Le Mans a toujours connu des plateaux variés, et cette constatation est d’autant plus vraie à l’heure actuelle, où les Hypercars se disputent la victoire au classement général depuis 2021. Alors qu’il pourrait être difficile de différencier ces prototypes, la couleur joue un rôle essentiel auprès du spectateur, qui peut s’identifier non pas à un sponsor, mais, dans certains cas, à une histoire vieille de cent ans.
Le passé toujours en marche
Il est dit que le sport automobile est né quelques instants après la création de la deuxième voiture. Si cet adage est quelque peu exagéré, le développement des disciplines existantes de nos jours a été très rapide et remonte loin dans le temps. Au début du XXe siècle, les premières compétitions européennes mettaient aux prises des marques issues de différents pays. Comment rendre leur provenance lisible pour tous et permettre au spectateur ainsi informé de déterminer quelle nation était la plus forte ? Par un code couleur astucieux.

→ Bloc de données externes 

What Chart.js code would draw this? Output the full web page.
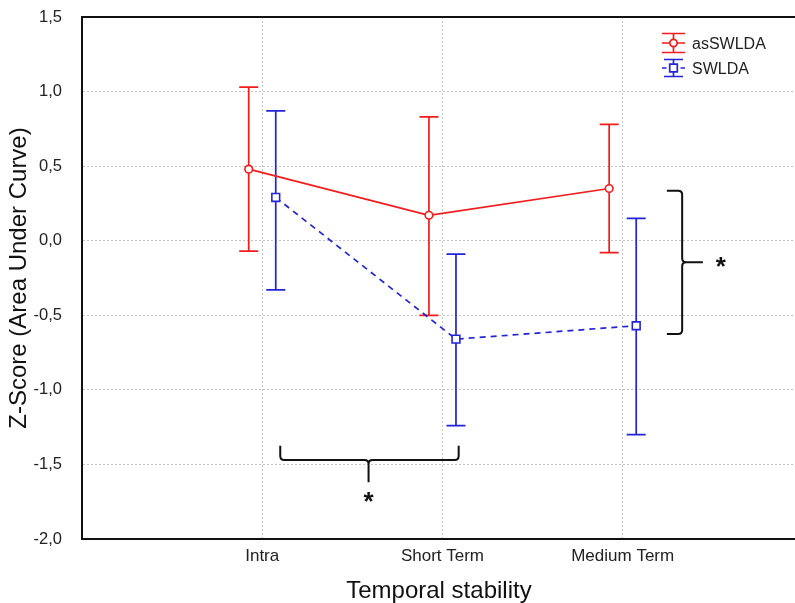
<!DOCTYPE html>
<html><head><meta charset="utf-8">
<script src="https://cdn.jsdelivr.net/npm/chart.js@4"></script>
<style>html,body{margin:0;padding:0;background:#fff;overflow:hidden}#wrap{width:795px;height:603px;position:relative;overflow:hidden}</style>
</head><body><div id="wrap"><canvas id="c" width="803" height="603"></canvas></div>
<script>
// ---- data ----
const categories = ['Intra', 'Short Term', 'Medium Term'];
const seriesNames = ['asSWLDA', 'SWLDA'];
const asMean = [0.48, 0.17, 0.35];
const asLow  = [-0.07, -0.50, -0.08];
const asHigh = [1.03, 0.83, 0.78];
const swMean = [0.29, -0.66, -0.57];
const swLow  = [-0.33, -1.24, -1.30];
const swHigh = [0.87, -0.09, 0.15];
const yTicks = [-2.0, -1.5, -1.0, -0.5, 0.0, 0.5, 1.0, 1.5];

// ---- styling / layout ----
const RED = '#f21c1c', BLUE = '#2323d8';
const FONT = "'Liberation Sans', Arial, sans-serif";
const OFF = 0.075; // horizontal dodge of the two series around each category
const build = (m, lo, hi, d) => m.map((v, i) => ({x: i + 1 + d, y: v, lo: lo[i], hi: hi[i]}));
const noPad = s => { s.paddingTop = 0; s.paddingBottom = 0; s.paddingLeft = 0; s.paddingRight = 0; };

const errorBars = {
  id: 'errorBars',
  beforeDatasetsDraw(chart) {
    const {ctx, scales: {x, y}} = chart;
    chart.data.datasets.forEach(ds => {
      ctx.save();
      ctx.strokeStyle = ds.borderColor; ctx.lineWidth = 1.7; ctx.setLineDash([]);
      ds.data.forEach(p => {
        const px = x.getPixelForValue(p.x), pl = y.getPixelForValue(p.lo), ph = y.getPixelForValue(p.hi);
        ctx.beginPath();
        ctx.moveTo(px, pl); ctx.lineTo(px, ph);
        ctx.moveTo(px - 9.5, pl); ctx.lineTo(px + 9.5, pl);
        ctx.moveTo(px - 9.5, ph); ctx.lineTo(px + 9.5, ph);
        ctx.stroke();
      });
      ctx.restore();
    });
  }
};

function star(ctx, cx, cy) {
  ctx.save();
  ctx.font = "bold 26px " + FONT; ctx.fillStyle = '#111';
  ctx.textAlign = 'center'; ctx.textBaseline = 'alphabetic';
  const m = ctx.measureText('*');
  const a = m.actualBoundingBoxAscent, d = m.actualBoundingBoxDescent;
  ctx.fillText('*', cx, cy + (a - d) / 2);
  ctx.restore();
}

const extras = {
  id: 'extras',
  afterDatasetsDraw(chart) {
    const {ctx, chartArea: ca, scales: {x, y}} = chart;
    ctx.save();
    // top frame line
    ctx.strokeStyle = '#111'; ctx.lineWidth = 2;
    ctx.beginPath(); ctx.moveTo(ca.left - 1, ca.top); ctx.lineTo(ca.right, ca.top); ctx.stroke();

    // horizontal bracket (Intra vs Short Term, SWLDA)
    const X = v => x.getPixelForValue(v), Y = v => y.getPixelForValue(v);
    ctx.lineWidth = 2; ctx.strokeStyle = '#111'; ctx.lineJoin = 'round';
    let xl = X(1.10), xr = X(2.09), xm = X(1.59), yb = Y(-1.47), yt = Y(-1.375), yd = Y(-1.62), r = 4;
    ctx.beginPath();
    ctx.moveTo(xl, yt); ctx.lineTo(xl, yb - r); ctx.quadraticCurveTo(xl, yb, xl + r, yb);
    ctx.lineTo(xm - r, yb); ctx.quadraticCurveTo(xm, yb, xm, yb + r); ctx.lineTo(xm, yd);
    ctx.moveTo(xm, yb + r); ctx.quadraticCurveTo(xm, yb, xm + r, yb);
    ctx.lineTo(xr - r, yb); ctx.quadraticCurveTo(xr, yb, xr, yb - r); ctx.lineTo(xr, yt);
    ctx.stroke();
    star(ctx, xm, Y(-1.72));

    // vertical bracket (Medium Term, asSWLDA vs SWLDA)
    let bx0 = X(3.245), bx = X(3.33), btip = X(3.445), y0 = Y(0.335), y1 = Y(-0.625), ym = Y(-0.145);
    ctx.beginPath();
    ctx.moveTo(bx0, y0); ctx.lineTo(bx - r, y0); ctx.quadraticCurveTo(bx, y0, bx, y0 + r);
    ctx.lineTo(bx, ym - r); ctx.quadraticCurveTo(bx, ym, bx + r, ym); ctx.lineTo(btip, ym);
    ctx.moveTo(bx + r, ym); ctx.quadraticCurveTo(bx, ym, bx, ym + r);
    ctx.lineTo(bx, y1 - r); ctx.quadraticCurveTo(bx, y1, bx - r, y1); ctx.lineTo(bx0, y1);
    ctx.stroke();
    star(ctx, X(3.545), ym);
    ctx.restore();
  },
  afterDraw(chart) {
    // legend
    const {ctx} = chart;
    const items = chart.data.datasets;
    ctx.save();
    items.forEach((ds, i) => {
      const cx = 673.5, cy = i === 0 ? 43 : 68, h = i === 0 ? 9.5 : 8.5;
      ctx.strokeStyle = ds.borderColor; ctx.lineWidth = 1.7; ctx.setLineDash([]);
      ctx.beginPath();
      ctx.moveTo(cx, cy - h); ctx.lineTo(cx, cy + h);
      const cw = i === 0 ? 11.5 : 9.5;
      ctx.moveTo(cx - cw, cy - h); ctx.lineTo(cx + cw, cy - h);
      ctx.moveTo(cx - cw, cy + h); ctx.lineTo(cx + cw, cy + h);
      if (i === 0) { ctx.moveTo(cx - 11.5, cy); ctx.lineTo(cx + 11.5, cy); }
      else { ctx.moveTo(cx - 11.5, cy); ctx.lineTo(cx - 7, cy); ctx.moveTo(cx + 7, cy); ctx.lineTo(cx + 11.5, cy); }
      ctx.stroke();
      ctx.fillStyle = '#fff'; ctx.beginPath();
      if (i === 0) ctx.arc(cx, cy, 3.6, 0, Math.PI * 2); else ctx.rect(cx - 3.8, cy - 3.8, 7.6, 7.6);
      ctx.fill(); ctx.stroke();
      ctx.fillStyle = '#222'; ctx.font = '16px ' + FONT; ctx.textBaseline = 'middle'; ctx.textAlign = 'left';
      ctx.fillText(ds.label, 692, cy + 2);
    });
    ctx.restore();
  }
};

new Chart(document.getElementById('c'), {
  type: 'line',
  data: {
    datasets: [
      {label: seriesNames[0], data: build(asMean, asLow, asHigh, -OFF), borderColor: RED, backgroundColor: RED,
       borderWidth: 1.7, pointStyle: 'circle', pointRadius: 3.8, pointBorderWidth: 1.6,
       pointBackgroundColor: '#fff', pointBorderColor: RED, tension: 0, fill: false},
      {label: seriesNames[1], data: build(swMean, swLow, swHigh, OFF), borderColor: BLUE, backgroundColor: BLUE,
       borderWidth: 1.7, borderDash: [6, 5], pointStyle: 'rect', pointRadius: 5.5, pointBorderWidth: 1.6,
       pointBackgroundColor: '#fff', pointBorderColor: BLUE, tension: 0, fill: false}
    ]
  },
  options: {
    responsive: false, animation: false, events: [],
    layout: {padding: {top: 17, right: 0, left: 0, bottom: 0}},
    plugins: {legend: {display: false}, tooltip: {enabled: false}},
    scales: {
      x: {
        type: 'linear', min: 0, max: (795 - 82) / 180,
        afterBuildTicks: s => { s.ticks = categories.map((c, i) => ({value: i + 1})); },
        afterFit: s => { s.height = 64; noPad(s); },
        ticks: {callback: v => categories[Math.round(v) - 1] || '', color: '#222', font: {size: 17, family: FONT}, padding: 7, autoSkip: false, maxRotation: 0},
        grid: {color: '#c4c4c4', lineWidth: 1, drawTicks: false},
        border: {display: true, color: '#111', width: 2, dash: [2, 2]},
        title: {display: true, text: 'Temporal stability', color: '#111', font: {size: 24, family: FONT, lineHeight: 1}, padding: {top: 0, bottom: 0}}
      },
      y: {
        min: -2, max: 1.5,
        afterBuildTicks: s => { s.ticks = yTicks.map(v => ({value: v})); },
        afterFit: s => { s.width = 82; noPad(s); },
        ticks: {callback: v => v.toFixed(1).replace('.', ','), color: '#222', font: {size: 16.5, family: FONT}, padding: 20},
        grid: {color: c => (c.tick && (c.tick.value === -2 || c.tick.value === 1.5)) ? 'rgba(0,0,0,0)' : '#c4c4c4', lineWidth: 1, drawTicks: false},
        border: {display: true, color: '#111', width: 2, dash: [2, 2]},
        title: {display: true, text: 'Z-Score (Area Under Curve)', color: '#111', font: {size: 24, family: FONT, lineHeight: 1}, padding: {top: 7, bottom: 0}}
      }
    }
  },
  plugins: [errorBars, extras]
});
</script></body></html>
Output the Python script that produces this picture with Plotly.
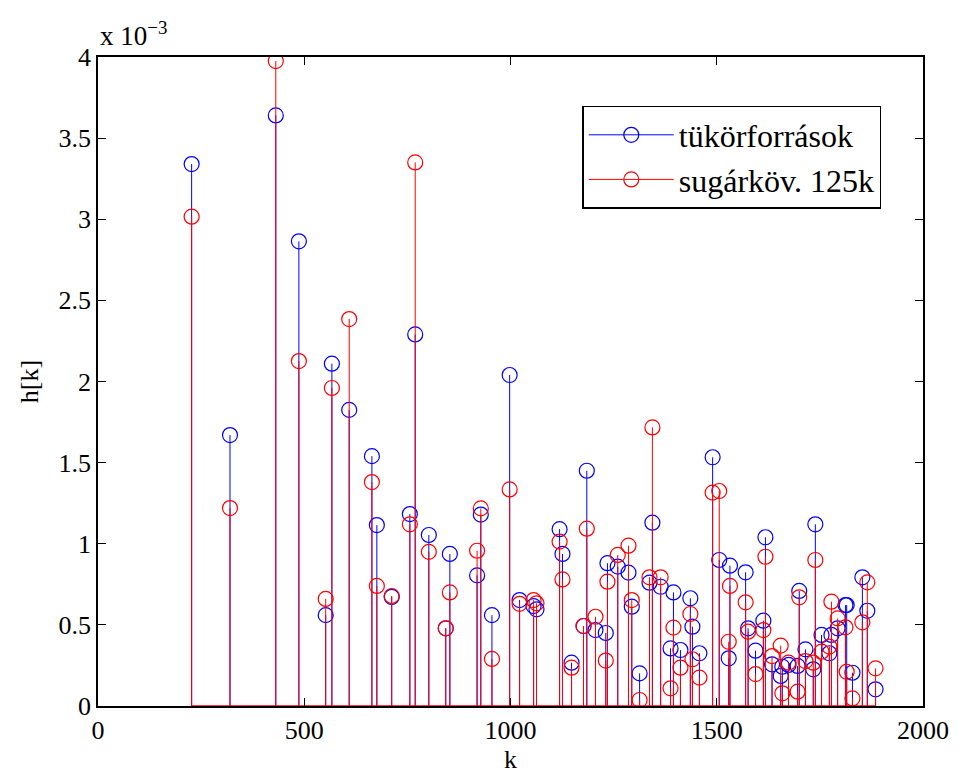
import plotly.graph_objects as go

k = [227, 320, 431, 487, 552, 567, 609, 664, 676, 712, 756, 769, 802, 843, 853,
     919, 928, 955, 998, 1022, 1056, 1063, 1119, 1126, 1148, 1177, 1185, 1206,
     1231, 1235, 1260, 1286, 1294, 1313, 1337, 1344, 1364, 1388, 1395, 1412,
     1436, 1441, 1458, 1490, 1506, 1529, 1532, 1570, 1576, 1594, 1613, 1618,
     1634, 1655, 1659, 1674, 1696, 1700, 1715, 1734, 1739, 1754, 1773, 1778,
     1793, 1812, 1815, 1829, 1853, 1865, 1885]

tukor = [3.34, 1.67, 3.64, 2.864, 0.56, 2.11, 1.825, 1.54, 1.115, 0.672, 1.183,
         2.29, 1.054, 0.479, 0.937, 0.805, 1.18, 0.56, 2.04, 0.653, 0.616, 0.596,
         1.09, 0.937, 0.267, 0.493, 1.45, 0.468, 0.45, 0.88, 0.859, 0.822, 0.612,
         0.201, 0.76, 1.13, 0.735, 0.355, 0.70, 0.345, 0.664, 0.489, 0.325,
         1.533, 0.90, 0.294, 0.865, 0.824, 0.479, 0.341, 0.526, 1.04, 0.257,
         0.185, 0.242, 0.253, 0.247, 0.709, 0.349, 0.226, 1.12, 0.438, 0.325,
         0.438, 0.479, 0.622, 0.622, 0.205, 0.793, 0.587, 0.103]

sugar = [3.016, 1.22, 3.975, 2.126, 0.66, 1.96, 2.385, 1.38, 0.74, 0.678, 1.12,
         3.35, 0.95, 0.479, 0.70, 0.957, 1.218, 0.29, 1.335, 0.63, 0.653, 0.633,
         1.013, 0.78, 0.236, 0.493, 1.093, 0.55, 0.28, 0.766, 0.931, 0.988, 0.653,
         0.037, 0.793, 1.717, 0.793, 0.109, 0.483, 0.236, 0.567, 0.288, 0.175,
         1.315, 1.325, 0.396, 0.74, 0.639, 0.458, 0.197, 0.468, 0.92, 0.308,
         0.372, 0.078, 0.267, 0.088, 0.67, 0.277, 0.267, 0.90, 0.335, 0.366,
         0.643, 0.54, 0.485, 0.211, 0.047, 0.516, 0.762, 0.232]

scale = 1e-3
xticks = [0, 500, 1000, 1500, 2000]
yticks = [0, 0.5, 1, 1.5, 2, 2.5, 3, 3.5, 4]
yticklabels = ["0", "0.5", "1", "1.5", "2", "2.5", "3", "3.5", "4"]
names = ["tükörforrások", "sugárköv. 125k"]
colors = ["#0000ff", "#ff0000"]
FONT = "Liberation Serif"


def stem_xy(xs, vs):
    sx, sy = [], []
    for x, v in zip(xs, vs):
        sx += [x, x, None]
        sy += [0, v * scale, None]
    return sx, sy


fig = go.Figure()
for vals, col, name in zip([tukor, sugar], colors, names):
    sx, sy = stem_xy(k, vals)
    fig.add_trace(go.Scatter(x=sx, y=sy, mode="lines", line=dict(color=col, width=1),
                             showlegend=False, hoverinfo="skip"))
    fig.add_trace(go.Scatter(x=k, y=[v * scale for v in vals], mode="markers",
                             marker=dict(symbol="circle-open", size=15, color=col,
                                         line=dict(width=1.2, color=col)),
                             showlegend=False))
    fig.add_trace(go.Scatter(x=[None], y=[None], mode="lines+markers", name=name,
                             line=dict(color=col, width=1),
                             marker=dict(symbol="circle-open", size=15, color=col,
                                         line=dict(width=1.2, color=col))))

# baseline
fig.add_trace(go.Scatter(x=[min(k), max(k)], y=[0, 0], mode="lines",
                         line=dict(color=colors[1], width=1.5), showlegend=False,
                         hoverinfo="skip"))

axis_common = dict(showline=True, linecolor="black", linewidth=1.5, mirror="ticks",
                   ticks="inside", ticklen=8, tickcolor="black", showgrid=False,
                   zeroline=False, tickfont=dict(family=FONT, size=26, color="black"))

fig.update_layout(
    width=958, height=774,
    margin=dict(l=90, r=43, t=49, b=76),
    paper_bgcolor="white", plot_bgcolor="white",
    font=dict(family=FONT, size=26, color="black"),
    xaxis=dict(range=[0, 2000], tickvals=xticks, **axis_common,
               title=dict(text="k", font=dict(family=FONT, size=26), standoff=0)),
    yaxis=dict(range=[0, 4e-3], tickvals=[t * scale for t in yticks],
               ticktext=yticklabels, **axis_common,
               title=dict(text="h[k]", font=dict(family=FONT, size=26), standoff=12)),
    legend=dict(x=0.587, y=0.9245, xanchor="left", yanchor="top",
                bordercolor="black", borderwidth=1.5, bgcolor="white",
                font=dict(family=FONT, size=32, color="black"),
                tracegroupgap=0, itemwidth=85),
    annotations=[dict(text="x 10<sup>−3</sup>", xref="paper", yref="paper",
                      x=0, y=1.0, xanchor="left", yanchor="bottom", yshift=4,
                      showarrow=False, font=dict(family=FONT, size=27, color="black"))],
)

fig.write_html("out.html")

Lorsque les 24 Heures du Mans ont été créées en 1923, ce système était déjà largement populaire. Les marques françaises disputaient le double tour d’horloge en bleu, les Italiennes en rouge foncé, les Allemandes et Américaines en blanc, les Belges en jaune, et les Anglaises en vert. Voici comment était défini le paysage automobile.
Si l’on note quelques exceptions dans l’histoire, y compris à l’époque, ces couleurs ont toujours joué un grand rôle dans l’impact visuel laissé par la course. Les fans français, fiers de leurs représentantes, soutenaient les bleues, alors que les Anglais, déjà présents en nombre dans les tribunes, jetaient un œil attentif aux performances des vertes. Cette tradition a grandement été altérée par l’arrivée des sponsors à la fin des années 1960, qui ont rebattu les cartes. Mais quelques marques tiennent à garder cet héritage, particulièrement aux 24 Heures du Mans.
Un retour aux sources ?
Certaines équipes sont parvenues à trouver des sponsors dont les couleurs correspondaient aux leurs. Cependant, cela restait rare. Au milieu des années 2000, en revanche, la lente disparition des sponsors-titres – rois dans les années 1980 – faisait renaître les couleurs historiques de manière assez surprenante. Un sponsor-titre, sur une voiture de course, est une marque qui prend toute la place ; qui dicte sa couleur à l’ensemble de la carrosserie, sans possibilité d’arborer d’autres sponsors. Aujourd’hui, les constructeurs engagés en Championnat du monde d’Endurance FIA WEC accordent de la place à beaucoup de marques différentes, de sorte qu’aucune ne domine.
La couleur de l’histoire
Deux exemples sont particulièrement criants de nos jours, et contribuent largement à l’identité visuelle des 24 Heures du Mans. Alpine, marque fondée en 1955 par Jean Rédélé, porte haut la couleur bleue sur son A424. Très appréciée des fans, la firme normande n’oublie pas ses racines. C’est également le cas pour Ferrari, bien sûr. La couleur rouge, traditionnellement liée à la marque de Maranello, est constamment choisie pour représenter le Cheval Cabré sur la piste. C’est sans doute la teinte la plus connue en sports mécaniques, devant le british racing green, fièrement choisi par Bentley, Jaguar, Lotus et Aston Martin au fil du temps. En voyant la voiture victorieuse des 24 Heures du Mans 2023 et 2024, n’importe quel fan serait capable d’affirmer qu’il s’agit d’une Ferrari, juste à la couleur. D’ailleurs, AF Corse, pour la 499P #83 engagée en 2024, a opté pour une dominante jaune. Elle fait directement référence à la deuxième couleur historique de Ferrari, celle du logo et surtout, celle de Modène.
Les ingénieurs se démènent, chaque année, pour que la voiture sur laquelle ils travaillent aille le plus vite possible. Mais la forme, le logo, et surtout, la couleur, sont autant d’éléments qui lient le spectateur à l’histoire de la marque ; cela transcende la performance. Tout comme la nuit, les choix des designers concernant les livrées participent pleinement à l’expérience visuelle offerte par l’épreuve. Un coup d’œil est suffisant pour s’agréger au siècle passé. C’est ce même regard émerveillé qui permet de se lier à l’identité d’une marque pour le siècle futur.